The joy of Brain Training was always the relaxed element to it. You held the DS like a book and completed puzzles. Some against the clock; some at a relaxed pace. It was like filling a crossword. Something about it felt so sophisticated – it was the perfect game to accompany a cup of tea and a biscuit. Dual Brain Calculation adds a lot more stress – it’s a game to play with a Red Bull and a Boost.

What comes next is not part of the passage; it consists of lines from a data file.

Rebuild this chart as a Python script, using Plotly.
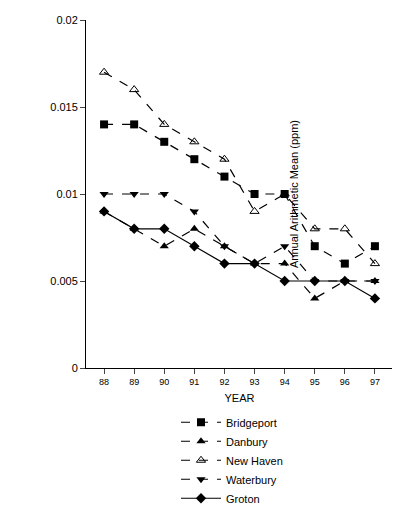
import plotly.graph_objects as go

years = ["88", "89", "90", "91", "92", "93", "94", "95", "96", "97"]
bridgeport = [0.014, 0.014, 0.013, 0.012, 0.011, 0.010, 0.010, 0.007, 0.006, 0.007]
danbury = [0.009, 0.008, 0.007, 0.008, 0.007, 0.006, 0.006, 0.004, 0.005, 0.005]
new_haven = [0.017, 0.016, 0.014, 0.013, 0.012, 0.009, 0.010, 0.008, 0.008, 0.006]
waterbury = [0.010, 0.010, 0.010, 0.009, 0.007, 0.006, 0.007, 0.005, 0.005, 0.005]
groton = [0.009, 0.008, 0.008, 0.007, 0.006, 0.006, 0.005, 0.005, 0.005, 0.004]

series = [
    ("Bridgeport", bridgeport, "square", "dash", "black"),
    ("Danbury", danbury, "triangle-up", "dash", "black"),
    ("New Haven", new_haven, "triangle-up-open", "dash", "black"),
    ("Waterbury", waterbury, "triangle-down", "dash", "black"),
    ("Groton", groton, "diamond", "solid", "black"),
]

fig = go.Figure()
for name, vals, sym, dash, col in series:
    fig.add_trace(go.Scatter(
        x=years, y=vals, name=name, mode="lines+markers",
        line={"color": col, "width": 1.2, "dash": dash},
        marker={"symbol": sym, "size": 8, "color": col},
    ))

fig.update_layout(
    width=400, height=506,
    paper_bgcolor="white", plot_bgcolor="white",
    font={"family": "Liberation Sans", "size": 11, "color": "black"},
    margin={"l": 78, "r": 15, "t": 12, "b": 146, "autoexpand": False},
    showlegend=True,
    legend={"x": 0.42, "y": 0.21, "xref": "container", "yref": "container",
            "xanchor": "left", "yanchor": "top",
            "font": {"size": 11}, "tracegroupgap": 0, "itemwidth": 40},
)
fig.update_xaxes(
    title={"text": "YEAR", "font": {"size": 11}, "standoff": 8},
    showline=True, linecolor="black", ticks="outside", tickfont={"size": 9},
    range=[-0.6, 9.6], mirror=False,
)
fig.update_yaxes(
    title={"text": "Annual Arithmetic Mean (ppm)", "font": {"size": 11}},
    range=[0, 0.02], tickvals=[0, 0.005, 0.01, 0.015, 0.02],
    ticktext=["0", "0.005", "0.01", "0.015", "0.02"],
    showline=True, linecolor="black", ticks="outside", showgrid=False,
    zeroline=False,
)
fig.write_html("out.html")
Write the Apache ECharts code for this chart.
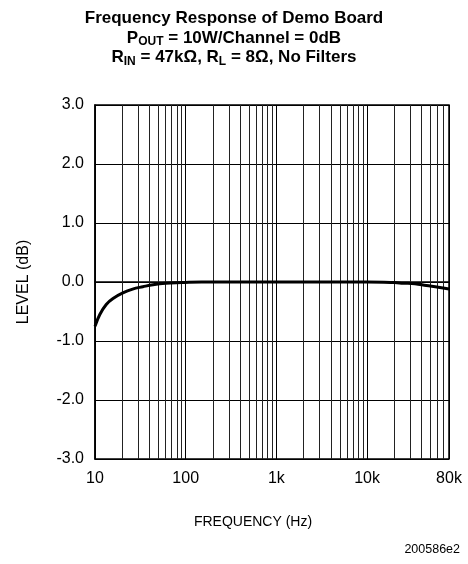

The premise is rather simple, although based on a neurological myth about right and left sides of the brain. Dual Brain Calculation has six different types of activities, all involving numbers. They range from simple calculations to connecting numbers that add up to ten, to finding multiples. You must carry out these activities at the same time as pressing L or R to stop a meter at the bottom of the screen in the correct position. Get it wrong and there’s a time penalty. I guess the thinking goes that juggling two tasks at once will train both sides of your brain. It’s all very hectic.
It tracks high scores and has levelling up and leaderboards to get on if that’s your kind of thing. The problem is that it’s a bit too shallow to keep your interest for long and the timer stopping is more annoying than fun. It’s a game of juggling and running. I just wanted to concentrate on one task.
It’s also amazing that despite how the Switch and DS seem superficially similar, the experience of these type of games is completely transformed by the hardware. The DS had a stylus, and inputting answers was satisfying and fun. Pressing a direction on the D-pad is a fundamentally worse input method and removes a lot of the joy from the game. Heck, the different way you hold them (the DS like a book, the Switch in a claw-grip) fundamentally changes your body posture when playing. I found myself hunched over the Switch, rather than lounging away from it, and so Dual Brain immediacy was robbed of the cosiness that has been a huge part of these games.
The experience isn’t bad, per se, but it lacks so much of what made these games feel like a warm mug of cocoa. I think 6-11-year-old children may find it’s games useful in encouraging and developing their mathematical fluency, but I also worry that the dual-task nature of the game and the time limits of the tasks may frustrate them and reinforce the misconception that mathematics is hard, competitive and only for the select few.
Dual Brain had me thinking hard, but not for the reasons the developers wanted.